Data Visualization – Search-Driven Analytics
I think that one of the most exciting usages of search as a discovery tool is the combination of the search paradigm with analytics. This used to be the purview of the relational database model which is at the core of what we call “Business Intelligence” or BI. Reports generated by analysts from relational data go under the rubric of OLAP (online analytical processing) which typically involves a Data Analyst who designs a set of relational queries, the output of which are then input to a graphing engine to generate a set of charts. When the data changes, the OLAP “cube” is re-executed and a new report emerges. Generating new ways to look at the data require the development, testing, etc of new cubes. This process by its very nature leads to stagnation – cubes are expensive to create and this may stifle new ideas since there is some expert labor required to bring these ideas to fruition.
Search engines and relational databases are very different animals. Search engines are not as good as RDBMS at several things – ACID transactions, relational joins, etc — but they are much better at dealing with complex queries that include both structured and unstructured (textual) components. Search indexes like Lucene can include numerical, geospatial and temporal data alongside textual information. Using facets, they can also count things that are the output of these complex queries. This enables us to ask more interesting questions about data – questions that get to “why” something happened rather than just “what”. Furthermore, recent enhancements to Solr have added statistical analyses to the mix – we can now develop highly interactive data discovery/visualization applications which remove the data analyst from the loop. While there is still a case for traditional BI, search-driven discovery will fill the gap by allowing any user – technical or not – to do the “what if” questions. Once an important analysis has been discovered, it can be encapsulated as an OLAP cube so that the intelligence of its questions can be productized/disseminated.
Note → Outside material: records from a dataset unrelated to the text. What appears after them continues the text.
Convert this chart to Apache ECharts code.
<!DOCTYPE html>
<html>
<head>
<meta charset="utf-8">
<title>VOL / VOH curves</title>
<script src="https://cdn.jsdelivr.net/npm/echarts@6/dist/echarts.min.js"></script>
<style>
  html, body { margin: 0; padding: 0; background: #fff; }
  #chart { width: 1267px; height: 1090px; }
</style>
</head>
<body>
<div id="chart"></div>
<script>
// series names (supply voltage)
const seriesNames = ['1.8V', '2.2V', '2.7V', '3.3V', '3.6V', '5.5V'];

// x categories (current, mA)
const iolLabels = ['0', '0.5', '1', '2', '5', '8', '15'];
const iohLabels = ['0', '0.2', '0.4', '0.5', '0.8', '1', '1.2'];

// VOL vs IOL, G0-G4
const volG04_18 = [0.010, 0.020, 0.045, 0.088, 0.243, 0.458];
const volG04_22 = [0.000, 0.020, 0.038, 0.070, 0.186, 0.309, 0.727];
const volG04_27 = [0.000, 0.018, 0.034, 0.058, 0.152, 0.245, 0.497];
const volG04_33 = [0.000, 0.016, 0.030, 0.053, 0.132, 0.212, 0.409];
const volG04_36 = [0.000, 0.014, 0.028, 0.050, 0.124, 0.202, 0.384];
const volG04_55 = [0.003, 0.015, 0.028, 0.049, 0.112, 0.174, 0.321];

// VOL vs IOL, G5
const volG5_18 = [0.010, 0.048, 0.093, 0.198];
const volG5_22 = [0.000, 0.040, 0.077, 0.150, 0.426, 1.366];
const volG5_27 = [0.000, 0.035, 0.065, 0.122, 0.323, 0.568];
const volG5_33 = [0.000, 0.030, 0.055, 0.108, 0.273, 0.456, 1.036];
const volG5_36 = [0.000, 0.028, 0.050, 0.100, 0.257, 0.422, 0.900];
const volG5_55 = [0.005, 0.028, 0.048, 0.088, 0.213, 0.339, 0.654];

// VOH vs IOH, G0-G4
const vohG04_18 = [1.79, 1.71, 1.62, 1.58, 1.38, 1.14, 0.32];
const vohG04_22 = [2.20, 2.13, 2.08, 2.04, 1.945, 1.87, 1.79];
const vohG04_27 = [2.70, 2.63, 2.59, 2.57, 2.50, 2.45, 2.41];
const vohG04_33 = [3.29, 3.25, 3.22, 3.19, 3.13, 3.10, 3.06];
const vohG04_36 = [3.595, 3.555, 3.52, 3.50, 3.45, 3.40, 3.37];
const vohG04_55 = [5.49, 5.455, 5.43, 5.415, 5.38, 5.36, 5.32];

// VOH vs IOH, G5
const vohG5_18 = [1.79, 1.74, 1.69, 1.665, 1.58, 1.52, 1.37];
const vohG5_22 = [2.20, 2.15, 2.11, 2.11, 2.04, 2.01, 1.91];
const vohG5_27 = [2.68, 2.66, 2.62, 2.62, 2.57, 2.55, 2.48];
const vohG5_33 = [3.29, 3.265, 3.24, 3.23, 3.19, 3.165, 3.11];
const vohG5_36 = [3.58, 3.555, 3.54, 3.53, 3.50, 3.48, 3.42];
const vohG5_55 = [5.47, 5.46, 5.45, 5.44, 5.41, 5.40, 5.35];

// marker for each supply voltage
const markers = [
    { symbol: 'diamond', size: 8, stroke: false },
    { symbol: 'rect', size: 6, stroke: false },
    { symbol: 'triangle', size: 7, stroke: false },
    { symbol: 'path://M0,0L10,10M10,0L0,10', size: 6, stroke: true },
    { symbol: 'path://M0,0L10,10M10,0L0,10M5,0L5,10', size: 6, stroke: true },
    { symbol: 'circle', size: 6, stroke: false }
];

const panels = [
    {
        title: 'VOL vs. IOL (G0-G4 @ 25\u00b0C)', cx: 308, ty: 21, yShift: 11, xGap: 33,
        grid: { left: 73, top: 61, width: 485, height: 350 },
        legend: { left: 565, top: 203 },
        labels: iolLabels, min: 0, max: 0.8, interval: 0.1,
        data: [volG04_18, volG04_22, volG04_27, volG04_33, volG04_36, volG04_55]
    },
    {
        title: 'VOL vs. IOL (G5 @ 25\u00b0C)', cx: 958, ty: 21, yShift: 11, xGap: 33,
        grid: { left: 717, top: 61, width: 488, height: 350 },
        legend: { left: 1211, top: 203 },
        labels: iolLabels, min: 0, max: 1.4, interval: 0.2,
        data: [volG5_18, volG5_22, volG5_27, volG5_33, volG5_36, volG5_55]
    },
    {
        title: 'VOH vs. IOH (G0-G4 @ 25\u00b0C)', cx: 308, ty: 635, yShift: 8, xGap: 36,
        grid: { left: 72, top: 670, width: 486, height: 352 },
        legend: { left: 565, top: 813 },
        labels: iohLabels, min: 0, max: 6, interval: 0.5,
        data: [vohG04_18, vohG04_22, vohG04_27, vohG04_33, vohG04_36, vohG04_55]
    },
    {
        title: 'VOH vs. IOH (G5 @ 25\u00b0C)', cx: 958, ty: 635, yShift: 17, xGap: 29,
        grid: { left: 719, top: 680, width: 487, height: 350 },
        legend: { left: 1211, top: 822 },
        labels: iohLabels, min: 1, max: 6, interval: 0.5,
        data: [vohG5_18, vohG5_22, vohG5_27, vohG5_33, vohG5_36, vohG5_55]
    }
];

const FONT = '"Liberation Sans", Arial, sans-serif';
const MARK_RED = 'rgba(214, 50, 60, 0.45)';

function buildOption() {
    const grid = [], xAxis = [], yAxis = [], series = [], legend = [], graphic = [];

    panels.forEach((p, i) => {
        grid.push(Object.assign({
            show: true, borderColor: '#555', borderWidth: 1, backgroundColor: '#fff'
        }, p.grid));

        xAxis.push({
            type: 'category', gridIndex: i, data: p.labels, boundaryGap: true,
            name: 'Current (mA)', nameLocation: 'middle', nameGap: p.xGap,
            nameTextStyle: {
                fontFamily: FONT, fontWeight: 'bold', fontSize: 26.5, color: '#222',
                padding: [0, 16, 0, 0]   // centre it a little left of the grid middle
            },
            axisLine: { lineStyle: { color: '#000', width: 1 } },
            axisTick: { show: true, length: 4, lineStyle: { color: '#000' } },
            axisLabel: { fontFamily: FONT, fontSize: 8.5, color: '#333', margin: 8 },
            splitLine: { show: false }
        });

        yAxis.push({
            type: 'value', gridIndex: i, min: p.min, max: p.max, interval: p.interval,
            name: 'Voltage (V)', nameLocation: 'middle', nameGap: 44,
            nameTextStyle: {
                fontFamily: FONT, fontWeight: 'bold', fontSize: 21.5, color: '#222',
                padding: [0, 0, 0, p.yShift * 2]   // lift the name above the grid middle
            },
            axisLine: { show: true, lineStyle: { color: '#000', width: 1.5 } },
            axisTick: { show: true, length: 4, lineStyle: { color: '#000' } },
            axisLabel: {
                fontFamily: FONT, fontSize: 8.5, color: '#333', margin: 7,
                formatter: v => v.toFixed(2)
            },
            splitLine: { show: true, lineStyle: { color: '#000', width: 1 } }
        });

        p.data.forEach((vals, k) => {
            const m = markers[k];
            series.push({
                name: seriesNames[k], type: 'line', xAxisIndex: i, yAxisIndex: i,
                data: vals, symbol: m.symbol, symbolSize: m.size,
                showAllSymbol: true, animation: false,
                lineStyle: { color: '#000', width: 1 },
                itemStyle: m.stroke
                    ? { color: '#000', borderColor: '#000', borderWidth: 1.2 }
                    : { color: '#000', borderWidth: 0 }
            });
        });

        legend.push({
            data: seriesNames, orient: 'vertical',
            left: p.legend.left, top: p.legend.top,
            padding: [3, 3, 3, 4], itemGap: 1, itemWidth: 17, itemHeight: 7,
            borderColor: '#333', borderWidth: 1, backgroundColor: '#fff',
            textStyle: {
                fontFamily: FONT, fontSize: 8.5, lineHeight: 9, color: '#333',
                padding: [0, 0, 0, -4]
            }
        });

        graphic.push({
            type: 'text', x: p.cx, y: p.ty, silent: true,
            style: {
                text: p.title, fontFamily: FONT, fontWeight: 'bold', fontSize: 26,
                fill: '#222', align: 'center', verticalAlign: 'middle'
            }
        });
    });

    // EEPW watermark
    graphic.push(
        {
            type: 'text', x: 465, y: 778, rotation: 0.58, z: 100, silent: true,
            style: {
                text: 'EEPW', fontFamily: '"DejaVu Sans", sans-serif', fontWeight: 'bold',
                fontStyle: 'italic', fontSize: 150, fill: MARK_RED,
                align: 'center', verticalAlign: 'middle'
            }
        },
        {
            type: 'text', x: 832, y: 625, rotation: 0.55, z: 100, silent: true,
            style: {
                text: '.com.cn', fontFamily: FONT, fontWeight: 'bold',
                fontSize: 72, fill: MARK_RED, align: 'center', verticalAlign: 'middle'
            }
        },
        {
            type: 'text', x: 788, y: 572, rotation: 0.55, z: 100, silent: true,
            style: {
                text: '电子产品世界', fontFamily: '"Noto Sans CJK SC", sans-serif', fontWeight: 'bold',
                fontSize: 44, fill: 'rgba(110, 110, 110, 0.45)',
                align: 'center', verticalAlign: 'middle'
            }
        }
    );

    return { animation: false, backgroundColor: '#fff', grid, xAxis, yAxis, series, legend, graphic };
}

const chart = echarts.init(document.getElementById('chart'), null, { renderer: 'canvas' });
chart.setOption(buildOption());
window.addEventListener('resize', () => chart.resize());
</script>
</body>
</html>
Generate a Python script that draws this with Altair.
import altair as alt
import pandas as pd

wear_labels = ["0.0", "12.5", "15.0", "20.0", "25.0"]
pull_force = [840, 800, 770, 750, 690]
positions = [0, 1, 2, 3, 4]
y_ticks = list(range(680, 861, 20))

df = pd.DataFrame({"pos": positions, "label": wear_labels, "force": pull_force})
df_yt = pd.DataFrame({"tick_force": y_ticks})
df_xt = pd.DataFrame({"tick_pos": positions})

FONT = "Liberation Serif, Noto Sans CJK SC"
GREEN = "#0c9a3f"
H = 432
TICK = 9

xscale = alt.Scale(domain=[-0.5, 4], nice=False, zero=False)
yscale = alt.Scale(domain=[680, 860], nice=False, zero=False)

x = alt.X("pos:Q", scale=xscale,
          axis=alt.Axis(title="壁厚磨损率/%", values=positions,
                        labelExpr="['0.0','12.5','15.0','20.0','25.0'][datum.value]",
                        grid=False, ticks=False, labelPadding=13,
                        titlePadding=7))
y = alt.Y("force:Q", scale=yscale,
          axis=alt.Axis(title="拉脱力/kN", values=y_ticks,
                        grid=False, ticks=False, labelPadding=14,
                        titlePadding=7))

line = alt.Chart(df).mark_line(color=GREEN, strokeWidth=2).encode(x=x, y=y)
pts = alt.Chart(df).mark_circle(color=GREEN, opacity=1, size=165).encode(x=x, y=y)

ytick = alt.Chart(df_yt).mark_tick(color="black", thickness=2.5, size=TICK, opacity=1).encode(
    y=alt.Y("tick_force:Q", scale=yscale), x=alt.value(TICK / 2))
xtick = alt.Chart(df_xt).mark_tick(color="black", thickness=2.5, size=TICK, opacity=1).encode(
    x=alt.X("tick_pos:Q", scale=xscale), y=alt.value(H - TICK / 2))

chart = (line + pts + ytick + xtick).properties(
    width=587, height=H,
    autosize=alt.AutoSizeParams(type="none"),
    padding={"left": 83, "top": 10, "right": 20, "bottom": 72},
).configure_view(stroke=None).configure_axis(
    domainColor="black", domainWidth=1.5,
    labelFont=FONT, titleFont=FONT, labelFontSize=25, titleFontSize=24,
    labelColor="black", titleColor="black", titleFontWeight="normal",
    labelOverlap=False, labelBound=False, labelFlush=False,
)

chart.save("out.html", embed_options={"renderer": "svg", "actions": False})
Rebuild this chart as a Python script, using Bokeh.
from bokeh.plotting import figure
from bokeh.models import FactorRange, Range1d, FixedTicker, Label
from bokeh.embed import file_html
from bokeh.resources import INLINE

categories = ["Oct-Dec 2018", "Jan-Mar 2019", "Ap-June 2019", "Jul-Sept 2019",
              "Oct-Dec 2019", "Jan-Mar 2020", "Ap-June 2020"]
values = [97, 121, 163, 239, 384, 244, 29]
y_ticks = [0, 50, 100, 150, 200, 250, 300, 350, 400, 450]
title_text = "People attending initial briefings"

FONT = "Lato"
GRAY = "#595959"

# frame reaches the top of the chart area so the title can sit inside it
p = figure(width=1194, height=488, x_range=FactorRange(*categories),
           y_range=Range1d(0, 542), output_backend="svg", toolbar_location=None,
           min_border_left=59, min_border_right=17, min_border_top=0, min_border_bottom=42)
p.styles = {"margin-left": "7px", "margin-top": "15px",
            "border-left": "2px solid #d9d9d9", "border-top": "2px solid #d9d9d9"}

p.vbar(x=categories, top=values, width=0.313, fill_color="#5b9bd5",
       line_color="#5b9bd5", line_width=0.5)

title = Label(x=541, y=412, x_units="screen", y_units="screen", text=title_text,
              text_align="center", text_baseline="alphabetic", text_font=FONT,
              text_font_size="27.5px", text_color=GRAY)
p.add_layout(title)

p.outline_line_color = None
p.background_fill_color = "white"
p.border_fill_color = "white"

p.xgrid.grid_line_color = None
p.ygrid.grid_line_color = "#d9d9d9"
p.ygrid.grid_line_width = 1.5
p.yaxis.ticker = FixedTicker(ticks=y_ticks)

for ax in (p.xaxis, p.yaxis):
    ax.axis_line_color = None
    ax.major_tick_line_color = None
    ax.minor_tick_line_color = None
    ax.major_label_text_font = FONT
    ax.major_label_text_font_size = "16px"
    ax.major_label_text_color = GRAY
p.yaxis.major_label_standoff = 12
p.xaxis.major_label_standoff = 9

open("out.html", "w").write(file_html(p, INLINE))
Since this section is about visualization and there are no pictures in this post, you may want to “see” examples of what I am talking about. First, check out Chris Hostetter (aka “Hoss”)’s blog post “Hey, You Got Your Facets in My Stats! You Got Your Stats In My Facets!!” , and his earlier post on pivot facets. Another way cool demonstration of this capability comes from Sam Mefford when he worked at Avalon Consulting – this is a very compelling demonstration of how faceted search can be used as a discovery/visualization tool. Bravo Sam! This is where the rubber meets the road folks!